- _EXERCISE DIRECTIONS_:
For the data below, transcribe the part that opens with the line containing "Output the Python" and closes with the line containing "return 0.9 *", exactly and with no pictures.

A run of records
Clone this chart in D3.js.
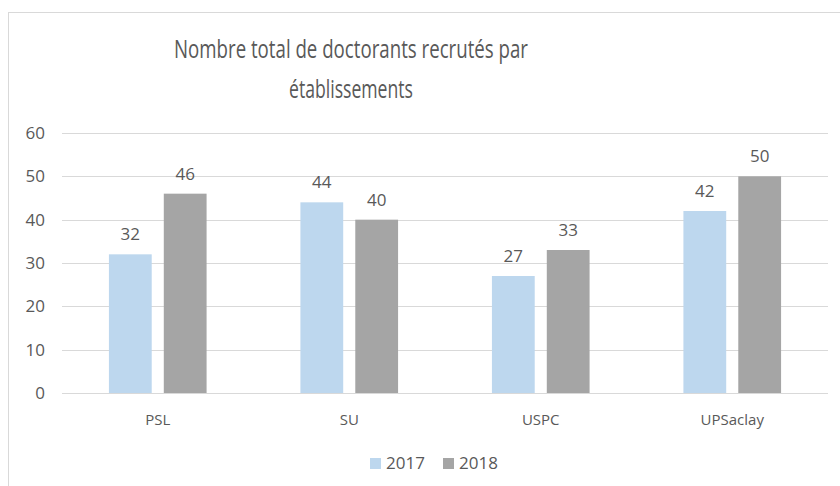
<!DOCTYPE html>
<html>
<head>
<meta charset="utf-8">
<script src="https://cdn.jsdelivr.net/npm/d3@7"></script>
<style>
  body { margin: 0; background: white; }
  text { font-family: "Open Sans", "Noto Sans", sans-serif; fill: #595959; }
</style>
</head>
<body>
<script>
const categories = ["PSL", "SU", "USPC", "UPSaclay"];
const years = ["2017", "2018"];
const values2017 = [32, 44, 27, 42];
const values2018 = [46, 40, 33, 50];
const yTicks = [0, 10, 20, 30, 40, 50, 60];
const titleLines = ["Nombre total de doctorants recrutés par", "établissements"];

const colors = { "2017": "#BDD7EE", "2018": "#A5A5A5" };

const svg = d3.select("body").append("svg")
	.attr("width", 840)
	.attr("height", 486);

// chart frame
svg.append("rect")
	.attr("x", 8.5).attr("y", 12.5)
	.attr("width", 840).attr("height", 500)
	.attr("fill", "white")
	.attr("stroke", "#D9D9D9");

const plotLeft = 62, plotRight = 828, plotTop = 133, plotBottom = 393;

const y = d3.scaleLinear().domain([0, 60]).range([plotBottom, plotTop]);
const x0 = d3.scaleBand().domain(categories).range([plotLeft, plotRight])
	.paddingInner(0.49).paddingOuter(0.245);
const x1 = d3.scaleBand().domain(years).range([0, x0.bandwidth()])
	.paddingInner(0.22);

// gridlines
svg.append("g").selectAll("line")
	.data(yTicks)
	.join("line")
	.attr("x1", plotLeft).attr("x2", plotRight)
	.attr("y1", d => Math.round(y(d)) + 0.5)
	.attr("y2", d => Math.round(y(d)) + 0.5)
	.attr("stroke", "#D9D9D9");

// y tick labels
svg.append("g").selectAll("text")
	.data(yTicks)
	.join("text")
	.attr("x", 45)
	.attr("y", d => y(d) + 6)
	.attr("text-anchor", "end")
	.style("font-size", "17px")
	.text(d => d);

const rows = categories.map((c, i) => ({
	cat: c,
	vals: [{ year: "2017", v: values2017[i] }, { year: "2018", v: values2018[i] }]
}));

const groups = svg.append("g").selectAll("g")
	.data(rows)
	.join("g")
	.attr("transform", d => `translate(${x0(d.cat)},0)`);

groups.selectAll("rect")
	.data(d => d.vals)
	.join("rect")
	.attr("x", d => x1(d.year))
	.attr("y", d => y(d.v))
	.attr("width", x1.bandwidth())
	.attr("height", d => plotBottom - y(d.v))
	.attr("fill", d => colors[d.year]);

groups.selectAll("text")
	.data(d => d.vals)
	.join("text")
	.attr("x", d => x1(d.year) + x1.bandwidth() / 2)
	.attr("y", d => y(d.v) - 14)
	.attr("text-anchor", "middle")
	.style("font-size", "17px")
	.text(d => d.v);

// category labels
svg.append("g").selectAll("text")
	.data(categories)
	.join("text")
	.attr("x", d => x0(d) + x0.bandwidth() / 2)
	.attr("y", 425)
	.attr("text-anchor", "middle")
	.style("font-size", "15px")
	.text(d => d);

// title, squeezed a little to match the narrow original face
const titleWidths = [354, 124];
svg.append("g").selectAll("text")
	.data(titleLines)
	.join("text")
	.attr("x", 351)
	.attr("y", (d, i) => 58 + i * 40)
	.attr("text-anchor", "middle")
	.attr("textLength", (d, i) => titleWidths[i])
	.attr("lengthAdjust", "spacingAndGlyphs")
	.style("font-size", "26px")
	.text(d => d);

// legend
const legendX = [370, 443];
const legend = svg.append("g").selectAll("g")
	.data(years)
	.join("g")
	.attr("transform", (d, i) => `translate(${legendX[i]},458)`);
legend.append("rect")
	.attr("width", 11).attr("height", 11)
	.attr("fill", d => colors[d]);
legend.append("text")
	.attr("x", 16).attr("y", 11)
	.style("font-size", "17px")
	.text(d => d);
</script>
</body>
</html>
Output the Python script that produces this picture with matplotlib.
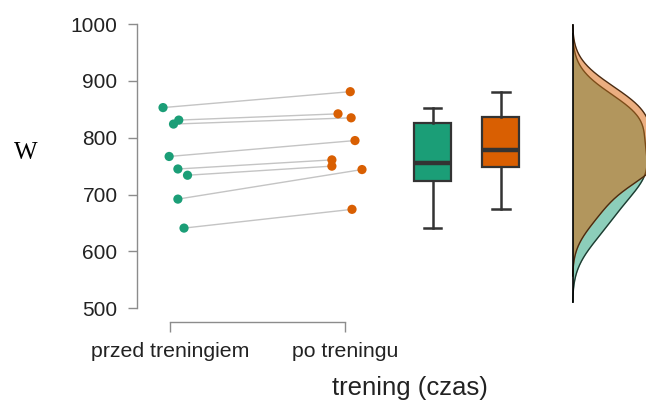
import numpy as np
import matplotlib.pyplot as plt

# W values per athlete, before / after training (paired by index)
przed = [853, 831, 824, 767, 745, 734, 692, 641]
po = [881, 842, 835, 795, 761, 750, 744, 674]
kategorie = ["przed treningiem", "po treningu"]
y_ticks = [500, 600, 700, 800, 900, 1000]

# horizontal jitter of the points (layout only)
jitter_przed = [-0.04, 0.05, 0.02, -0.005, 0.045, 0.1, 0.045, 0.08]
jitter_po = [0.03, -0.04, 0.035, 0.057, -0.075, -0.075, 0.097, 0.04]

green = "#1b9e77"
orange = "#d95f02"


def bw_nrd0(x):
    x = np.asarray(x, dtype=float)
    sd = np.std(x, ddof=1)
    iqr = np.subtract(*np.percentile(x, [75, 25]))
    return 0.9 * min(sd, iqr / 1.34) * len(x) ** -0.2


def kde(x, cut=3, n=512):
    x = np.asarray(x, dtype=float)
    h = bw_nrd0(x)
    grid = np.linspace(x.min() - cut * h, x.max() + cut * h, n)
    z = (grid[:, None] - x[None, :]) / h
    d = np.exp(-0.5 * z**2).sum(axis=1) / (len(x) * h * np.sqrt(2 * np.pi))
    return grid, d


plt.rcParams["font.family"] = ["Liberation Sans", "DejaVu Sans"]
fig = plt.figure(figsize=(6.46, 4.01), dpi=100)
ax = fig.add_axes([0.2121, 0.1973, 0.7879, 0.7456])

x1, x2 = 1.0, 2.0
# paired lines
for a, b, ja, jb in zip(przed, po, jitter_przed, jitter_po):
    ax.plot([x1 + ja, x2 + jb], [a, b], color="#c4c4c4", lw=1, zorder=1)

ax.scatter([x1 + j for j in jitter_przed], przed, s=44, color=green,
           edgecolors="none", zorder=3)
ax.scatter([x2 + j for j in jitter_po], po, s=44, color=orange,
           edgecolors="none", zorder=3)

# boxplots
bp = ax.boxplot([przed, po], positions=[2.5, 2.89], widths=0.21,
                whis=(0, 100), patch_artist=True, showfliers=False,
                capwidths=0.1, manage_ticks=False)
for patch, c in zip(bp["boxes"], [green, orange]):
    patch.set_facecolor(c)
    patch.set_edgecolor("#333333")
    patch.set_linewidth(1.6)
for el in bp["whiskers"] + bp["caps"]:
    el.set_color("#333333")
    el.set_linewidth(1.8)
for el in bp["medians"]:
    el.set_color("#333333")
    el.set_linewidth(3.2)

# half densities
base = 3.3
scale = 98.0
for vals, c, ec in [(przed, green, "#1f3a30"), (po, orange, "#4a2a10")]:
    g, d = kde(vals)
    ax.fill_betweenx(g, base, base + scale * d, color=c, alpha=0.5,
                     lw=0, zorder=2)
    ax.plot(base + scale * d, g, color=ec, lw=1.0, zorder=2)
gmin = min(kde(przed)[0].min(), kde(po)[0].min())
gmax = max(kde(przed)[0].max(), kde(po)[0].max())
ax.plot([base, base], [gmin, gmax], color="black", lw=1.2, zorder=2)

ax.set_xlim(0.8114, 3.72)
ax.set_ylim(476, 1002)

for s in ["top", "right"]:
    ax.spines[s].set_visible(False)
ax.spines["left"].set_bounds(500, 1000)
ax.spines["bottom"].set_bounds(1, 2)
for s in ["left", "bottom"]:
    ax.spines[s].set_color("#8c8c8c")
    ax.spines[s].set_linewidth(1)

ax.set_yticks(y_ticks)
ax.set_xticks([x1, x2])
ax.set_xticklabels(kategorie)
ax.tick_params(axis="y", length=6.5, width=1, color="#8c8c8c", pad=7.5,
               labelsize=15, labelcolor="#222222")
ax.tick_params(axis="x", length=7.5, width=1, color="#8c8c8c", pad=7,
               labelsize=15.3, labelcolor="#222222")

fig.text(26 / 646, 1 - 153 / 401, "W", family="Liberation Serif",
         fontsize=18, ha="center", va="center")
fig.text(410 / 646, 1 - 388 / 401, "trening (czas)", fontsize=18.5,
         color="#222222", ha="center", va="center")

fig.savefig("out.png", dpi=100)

- _CORRECT RESULT_:
Output the Python script that produces this picture with matplotlib.
import numpy as np
import matplotlib.pyplot as plt

# W values per athlete, before / after training (paired by index)
przed = [853, 831, 824, 767, 745, 734, 692, 641]
po = [881, 842, 835, 795, 761, 750, 744, 674]
kategorie = ["przed treningiem", "po treningu"]
y_ticks = [500, 600, 700, 800, 900, 1000]

# horizontal jitter of the points (layout only)
jitter_przed = [-0.04, 0.05, 0.02, -0.005, 0.045, 0.1, 0.045, 0.08]
jitter_po = [0.03, -0.04, 0.035, 0.057, -0.075, -0.075, 0.097, 0.04]

green = "#1b9e77"
orange = "#d95f02"


def bw_nrd0(x):
    x = np.asarray(x, dtype=float)
    sd = np.std(x, ddof=1)
    iqr = np.subtract(*np.percentile(x, [75, 25]))
    return 0.9 * min(sd, iqr / 1.34) * len(x) ** -0.2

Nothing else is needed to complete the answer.